Tomorrow we will formally remember those who served, perhas giving what Lincoln called “the last full measure of devotion” on behalf of this nation.
I am not uncritical of this nation, or of its heroes and heroines, perhaps because I know all too well its imperfections, historically and currently.
I criticize because I want it to be better than it is, no matter how good it is.
Paul of Tarsus tells us to hold fast that which is good.
I connect that with several concepts encountered during my spiritual wanderings, include the notion that the truest icon of an incarnate God is the individual human being — however seemingly flawed — that is before us. That leads me again to the notion of George Fox of walking gladly across the earth ANSWERING that of God in each person encountered.
Do I have heroes? Yes, for particular actions to be sure. Also for lives which as a whole inspire. Here I think of Dorothy Day of the Catholic Worker movement. I think of Fr. Louis of of the Abbey of Gethsemani in Bardstown KY, better known as the writer Thomas Merton.
The single action — there is a scene in Dostoevski’s Brothers Karamazov where Alyosha, the youngest and most religious brother is counseling a troubled woman and tells her a tale about someone who had been a great sinner whose guardian angel was pulling her out of hell for a single good deed — giving an onion to a hungry person — and that one act was going to be sufficient to save her until she tried tokick way those clinging to her as she was pulled up claiming selfishly “this is my onion.” The idea that a single onion could redeem us.

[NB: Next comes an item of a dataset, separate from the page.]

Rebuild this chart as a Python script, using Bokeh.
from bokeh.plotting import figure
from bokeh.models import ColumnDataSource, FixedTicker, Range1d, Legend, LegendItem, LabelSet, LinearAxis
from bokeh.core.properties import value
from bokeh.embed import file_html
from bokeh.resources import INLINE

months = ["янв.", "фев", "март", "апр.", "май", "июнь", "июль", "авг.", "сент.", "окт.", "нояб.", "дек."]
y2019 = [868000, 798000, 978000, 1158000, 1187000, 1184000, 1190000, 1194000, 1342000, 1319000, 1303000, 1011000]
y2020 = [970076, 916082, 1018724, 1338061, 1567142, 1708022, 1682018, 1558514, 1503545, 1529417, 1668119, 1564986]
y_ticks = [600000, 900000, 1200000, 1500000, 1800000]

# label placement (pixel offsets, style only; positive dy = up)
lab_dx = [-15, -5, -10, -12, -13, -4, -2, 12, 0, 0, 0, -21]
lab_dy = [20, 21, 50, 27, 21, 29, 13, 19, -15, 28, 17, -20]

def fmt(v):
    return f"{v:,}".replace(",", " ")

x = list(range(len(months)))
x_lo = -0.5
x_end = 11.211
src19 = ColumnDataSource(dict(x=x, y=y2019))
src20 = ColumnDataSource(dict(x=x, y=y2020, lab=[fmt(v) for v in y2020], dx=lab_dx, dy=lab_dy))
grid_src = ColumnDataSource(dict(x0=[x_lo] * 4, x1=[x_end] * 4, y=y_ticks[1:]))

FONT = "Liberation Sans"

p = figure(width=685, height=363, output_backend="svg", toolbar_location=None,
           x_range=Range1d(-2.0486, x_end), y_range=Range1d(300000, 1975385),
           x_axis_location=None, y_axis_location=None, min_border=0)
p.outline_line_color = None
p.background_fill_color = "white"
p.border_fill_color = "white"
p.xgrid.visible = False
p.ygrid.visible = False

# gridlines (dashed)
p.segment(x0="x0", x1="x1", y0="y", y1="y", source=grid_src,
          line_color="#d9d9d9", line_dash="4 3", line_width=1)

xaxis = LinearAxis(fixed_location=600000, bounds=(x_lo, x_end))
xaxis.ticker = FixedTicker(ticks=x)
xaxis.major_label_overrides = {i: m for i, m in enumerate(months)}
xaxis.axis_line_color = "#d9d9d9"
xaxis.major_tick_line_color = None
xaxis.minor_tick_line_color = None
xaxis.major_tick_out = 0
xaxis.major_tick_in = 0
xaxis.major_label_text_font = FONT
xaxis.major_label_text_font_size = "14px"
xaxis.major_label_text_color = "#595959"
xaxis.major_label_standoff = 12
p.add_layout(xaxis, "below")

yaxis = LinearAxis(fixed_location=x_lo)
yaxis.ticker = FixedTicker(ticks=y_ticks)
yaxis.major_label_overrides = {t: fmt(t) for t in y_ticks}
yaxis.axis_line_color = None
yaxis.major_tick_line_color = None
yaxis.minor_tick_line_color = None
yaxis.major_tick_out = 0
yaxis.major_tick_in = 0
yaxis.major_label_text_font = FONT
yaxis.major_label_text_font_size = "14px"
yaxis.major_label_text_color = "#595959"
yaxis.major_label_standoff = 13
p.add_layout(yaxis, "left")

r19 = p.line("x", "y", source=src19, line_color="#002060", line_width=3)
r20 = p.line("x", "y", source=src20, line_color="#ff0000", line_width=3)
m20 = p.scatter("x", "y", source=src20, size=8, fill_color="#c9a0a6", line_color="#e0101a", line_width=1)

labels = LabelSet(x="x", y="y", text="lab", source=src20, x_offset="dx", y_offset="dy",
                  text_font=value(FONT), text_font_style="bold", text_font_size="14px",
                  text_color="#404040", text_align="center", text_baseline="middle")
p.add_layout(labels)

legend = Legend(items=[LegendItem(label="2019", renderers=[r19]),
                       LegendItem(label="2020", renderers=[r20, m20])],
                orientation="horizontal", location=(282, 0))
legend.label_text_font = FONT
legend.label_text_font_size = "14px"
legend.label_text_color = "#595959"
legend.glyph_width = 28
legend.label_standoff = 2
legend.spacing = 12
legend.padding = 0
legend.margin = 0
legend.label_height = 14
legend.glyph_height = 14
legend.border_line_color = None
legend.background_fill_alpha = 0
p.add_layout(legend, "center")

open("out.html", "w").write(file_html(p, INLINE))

If we are to offer heroes to our young people, perhaps we should present examples that are not totally “heroic” — that is, examples of people who still have flaws and failures. To me, as a teacher of adolescents, that is far more meaningful.
As for me? I make no claims to being a hero. I have done some good things, and hope that as I continue with what is left of my life those good things will outweigh the many flaws and missteps and small-minded things I still do.
Just a few random thoughts about heroes and heroines.